The second was to play with the concept of observation and the agency players have in a game.
We set that objective by following the idea of observation itself; in fact, players are only playing with their fantasy, imagining how they could act in the situation but limited by the game’s reality: sometimes a story only has one possible choice or none at all and the fantasy, sooner or later, has to come to an end to return to reality.

Despite all that, though, while developing BYW we had lots of preoccupations: Will we be able to reach our objective? Will the game communicate enough about what we wanted to highlight? Will players feel something while playing it?

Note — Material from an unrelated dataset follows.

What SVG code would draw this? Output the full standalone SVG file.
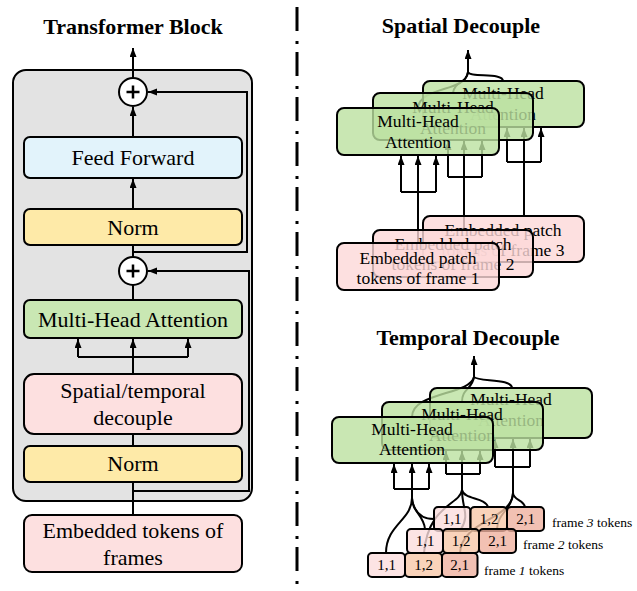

As soon as the game came out, though, we were surprised by the reception it had. We didn’t reach a vast number of downloads or comments, but what makes us proud of this project is that we succeeded in that objective: making a meaningful series of stories, short but able to leave something to players.
The few comments and e-mails we received assured us about the quality of the game’s art and writing.

The ending, which for us was the most problematic part as it felt long and repetitive, made players reflect on who they are and what they wish for in their lives, which related to what we wanted players to feel after playing.
Each player found something different in that experience, and that is, for us, the most important result.
From the beginning we wanted to use the observation element as a way to let players get what they wanted from the game, to draw their conclusions and relate them to themselves.

And this remains our main objective for the future projects: our intention is not to make a statement, not to tell a secret truth, how players must live their lives or what is right and what is wrong.
We can’t make such statements, because everyone needs different things in their lives.
But we can focus on observing possibilities and let players observe them, interact with them and reach their conclusions.